Verschiedene, in der Praxis äußerst relevante Fragen bleiben jedoch unbeantwortet, insbesondere, da der IX. Senat die Frage, ob und unter welchen Umständen ggf. auch allein die Existenz von Gesellschaftsschulden zur Annahme eines entgeltlichen Geschäfts führen würde, nicht zu entscheiden hatte und der Senat hierzu offensichtlich auch keine ergänzenden Hinweise geben wollte. Wann genau kommt es zu der auch im Urteil angesprochenen „Zäsur“ durch einen derivativen (entgeltlichen) Anteilserwerb, welche dafür sorgt, dass keine unentgeltliche Anteilsübertragung vorliegt, bei welcher dem Erwerber die Anschaffung durch den Rechtsvorgänger zugerechnet wird (vgl. auch § 23 Abs. 1 Satz 4 EStG) und er dessen AfA fortsetzt (§ 11d EStG)? Im Entscheidungsfall lag eindeutig ein Kaufvertrag vor, der auch eine Barzahlungskomponente enthielt. Wäre die Entscheidung anders ausgefallen, wenn die GbR-Anteile schenkweise übertragen worden wären? Oder hätte allein die Existenz von Gesellschaftsschulden in diesem Fall zur Annahme eines (teil)entgeltlichen Veräußerungsvorgangs geführt? Und wäre die Entscheidung jedenfalls dann anders ausgefallen, wenn es sich bei der Gesellschaft nicht um eine GbR, sondern um eine KG oder GmbH & Co. KG gehandelt hätte, bei welcher der Erwerber (jedenfalls bei Übergang eines Kommanditanteils, § 171 HGB) gerade nicht persönlich für die Gesellschaftsschulden haftet? Da die persönliche Haftung des Erwerbers für den erkennenden Senat entscheidungserheblich war, ist jedenfalls letzteres anzunehmen. Dies entspräche auch der bisherigen Rechtsprechung des IX. Senats, wonach eine Berücksichtigung von Gesellschaftsschulden als Veräußerungsentgelt jedenfalls im Fall der Übertragung von Kommanditanteilen ausscheidet; denn ein Veräußerungspreis könne nur dann vorliegen, wenn der Veräußerer für die Verbindlichkeit hafte und der Erwerber in diese Haftung eintrete (BFH vom 06.09.2016 – IX R 27/15, BStBl. II 2018 S. 335).

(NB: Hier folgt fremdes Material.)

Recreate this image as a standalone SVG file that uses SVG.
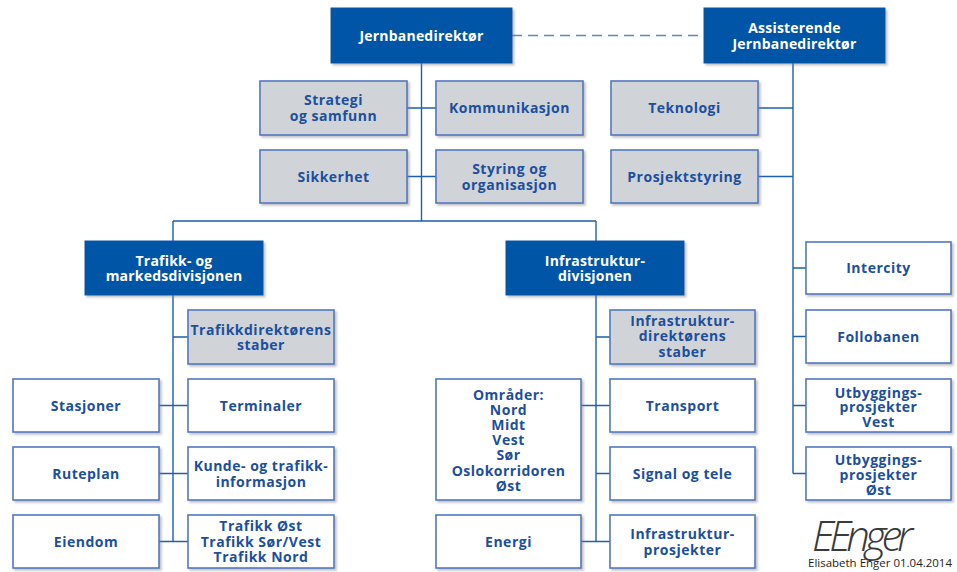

Dem Urteil vom 03.05.2022 kann demnach jedenfalls nicht entnommen werden, dass auch im Fall der Schenkung von Kommanditanteilen einer grundbesitzenden KG oder GmbH & Co. KG künftig stets davon ausgegangen werden müsste, dass allein die Existenz von Gesellschaftsschulden zu einem (teil)entgeltlichen Veräußerungsgeschäft des Schenkers führt. Dies dürfte mangels eines vom Erwerber aufgewandten Entgelts weiterhin zu verneinen sein (vgl. auch Trossen, in: BeckOK EStG, § 23 Rz. 293). Aber auch bei der Schenkung von GbR-Anteilen sprechen die besseren Gründe dafür, dass nicht allein aufgrund der Bruchteilsbetrachtung von einer tatbestandlichen Veräußerung i.S.d. § 23 EStG ausgegangen werden kann (vgl. auch Levedag, in: Schmidt, EStG, § 23 Rz. 40; Trossen, in: BeckOK EStG, § 23 Rz. 244.3). Denn eine Schenkung ist eben keine „Veräußerung“, wie sie der Tatbestand des § 23 Abs. 1 Satz 4 EStG erfordert (vgl. ausf. Escher/Weiten, DStR 2020 S. 2478 ff.). Ohne eine tatbestandliche (und ggf. steuerpflichtige) Veräußerung durch den Übertragenden sollte dann korrespondierend aber auch nicht von einer zu neuem AfA-Volumen führenden, entgeltlichen Anschaffung durch den Erwerber auszugehen sein.